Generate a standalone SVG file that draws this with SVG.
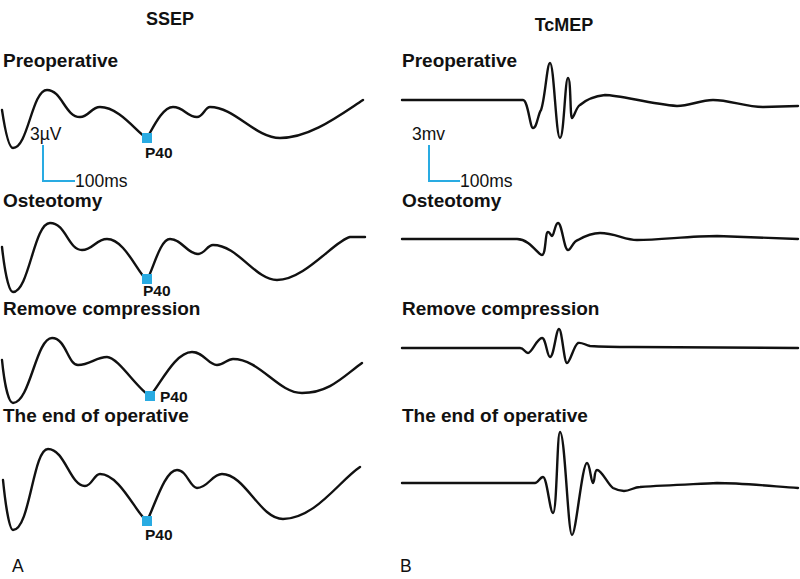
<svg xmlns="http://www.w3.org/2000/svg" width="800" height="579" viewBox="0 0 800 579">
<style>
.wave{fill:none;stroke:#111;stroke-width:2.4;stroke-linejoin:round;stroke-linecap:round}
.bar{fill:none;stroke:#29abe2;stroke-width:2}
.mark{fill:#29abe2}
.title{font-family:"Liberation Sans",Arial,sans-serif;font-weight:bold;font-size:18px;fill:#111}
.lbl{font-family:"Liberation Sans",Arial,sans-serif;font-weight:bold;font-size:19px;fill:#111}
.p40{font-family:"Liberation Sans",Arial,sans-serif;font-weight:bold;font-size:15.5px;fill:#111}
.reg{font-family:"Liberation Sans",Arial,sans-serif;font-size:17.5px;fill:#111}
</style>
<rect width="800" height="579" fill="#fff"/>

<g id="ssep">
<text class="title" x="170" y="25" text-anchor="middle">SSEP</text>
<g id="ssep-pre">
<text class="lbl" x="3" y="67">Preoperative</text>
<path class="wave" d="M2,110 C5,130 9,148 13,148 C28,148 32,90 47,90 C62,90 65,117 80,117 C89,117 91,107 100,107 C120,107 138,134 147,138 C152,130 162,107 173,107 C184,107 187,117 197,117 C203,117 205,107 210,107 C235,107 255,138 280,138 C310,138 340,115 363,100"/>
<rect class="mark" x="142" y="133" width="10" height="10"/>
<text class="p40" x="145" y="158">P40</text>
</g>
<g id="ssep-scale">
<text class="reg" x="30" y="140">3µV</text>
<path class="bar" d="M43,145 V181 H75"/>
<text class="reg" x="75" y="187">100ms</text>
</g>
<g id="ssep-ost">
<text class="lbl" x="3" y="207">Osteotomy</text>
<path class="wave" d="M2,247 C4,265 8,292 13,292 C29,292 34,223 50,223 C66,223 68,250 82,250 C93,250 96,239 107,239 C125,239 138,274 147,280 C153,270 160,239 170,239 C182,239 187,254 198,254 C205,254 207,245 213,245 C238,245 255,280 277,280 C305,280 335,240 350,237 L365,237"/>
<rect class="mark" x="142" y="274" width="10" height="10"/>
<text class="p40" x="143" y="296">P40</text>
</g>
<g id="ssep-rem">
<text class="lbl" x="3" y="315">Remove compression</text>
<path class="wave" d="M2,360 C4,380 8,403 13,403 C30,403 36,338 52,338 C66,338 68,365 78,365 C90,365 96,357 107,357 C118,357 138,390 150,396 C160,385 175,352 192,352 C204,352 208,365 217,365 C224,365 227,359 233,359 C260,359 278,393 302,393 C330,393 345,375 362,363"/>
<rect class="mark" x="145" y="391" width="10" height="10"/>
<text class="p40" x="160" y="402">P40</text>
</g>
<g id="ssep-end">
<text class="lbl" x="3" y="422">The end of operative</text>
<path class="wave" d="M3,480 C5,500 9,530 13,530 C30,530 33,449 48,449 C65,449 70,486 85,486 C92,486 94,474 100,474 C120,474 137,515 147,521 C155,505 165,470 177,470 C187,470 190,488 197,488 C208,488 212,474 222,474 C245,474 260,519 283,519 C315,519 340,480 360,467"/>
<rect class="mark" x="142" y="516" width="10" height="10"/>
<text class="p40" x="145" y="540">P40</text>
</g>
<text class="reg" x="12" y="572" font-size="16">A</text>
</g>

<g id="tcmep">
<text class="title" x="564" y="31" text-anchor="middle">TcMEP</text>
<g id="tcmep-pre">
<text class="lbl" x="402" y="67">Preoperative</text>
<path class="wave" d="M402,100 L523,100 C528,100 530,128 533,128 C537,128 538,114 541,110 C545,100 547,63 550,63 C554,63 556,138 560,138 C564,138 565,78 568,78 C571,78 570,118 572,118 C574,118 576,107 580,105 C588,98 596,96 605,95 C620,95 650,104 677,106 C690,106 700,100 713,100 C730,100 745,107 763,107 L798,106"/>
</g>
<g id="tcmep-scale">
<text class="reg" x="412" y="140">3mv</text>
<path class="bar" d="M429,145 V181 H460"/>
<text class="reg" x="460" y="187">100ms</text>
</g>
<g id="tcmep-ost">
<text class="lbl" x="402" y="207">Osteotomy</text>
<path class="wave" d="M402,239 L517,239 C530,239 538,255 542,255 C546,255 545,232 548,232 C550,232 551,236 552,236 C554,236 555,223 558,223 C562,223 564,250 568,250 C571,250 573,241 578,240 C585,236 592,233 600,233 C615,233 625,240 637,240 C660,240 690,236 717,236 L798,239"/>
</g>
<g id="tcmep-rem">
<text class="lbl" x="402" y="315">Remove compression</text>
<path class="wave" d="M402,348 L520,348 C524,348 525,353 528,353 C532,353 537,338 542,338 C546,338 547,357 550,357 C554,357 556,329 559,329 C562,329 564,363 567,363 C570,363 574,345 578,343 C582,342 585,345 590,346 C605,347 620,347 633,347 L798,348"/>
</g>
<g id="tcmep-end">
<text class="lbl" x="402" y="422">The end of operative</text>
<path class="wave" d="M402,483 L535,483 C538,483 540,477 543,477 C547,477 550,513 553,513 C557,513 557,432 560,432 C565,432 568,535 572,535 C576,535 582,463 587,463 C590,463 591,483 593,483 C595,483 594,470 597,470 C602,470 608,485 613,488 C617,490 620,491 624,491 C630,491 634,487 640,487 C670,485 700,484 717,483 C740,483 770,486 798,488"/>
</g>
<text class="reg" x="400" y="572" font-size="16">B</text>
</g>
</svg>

● ● ● ● ●

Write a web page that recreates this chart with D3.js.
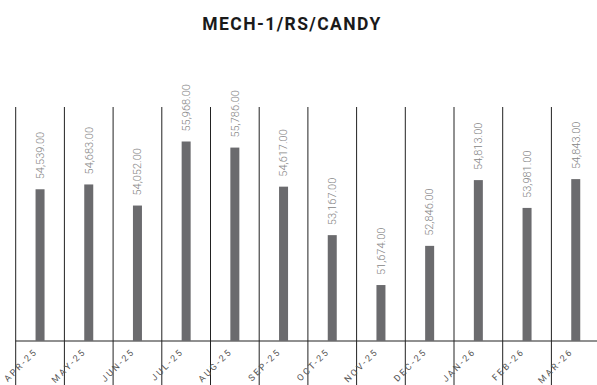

● ● ● ● ●

▸ **Short exercise**: Check each line of the records for the word "with" and extract those that contain it.

▸ **Exercise result**:
Generate a standalone SVG file that draws this with SVG.
Write a web page that recreates this chart with D3.js.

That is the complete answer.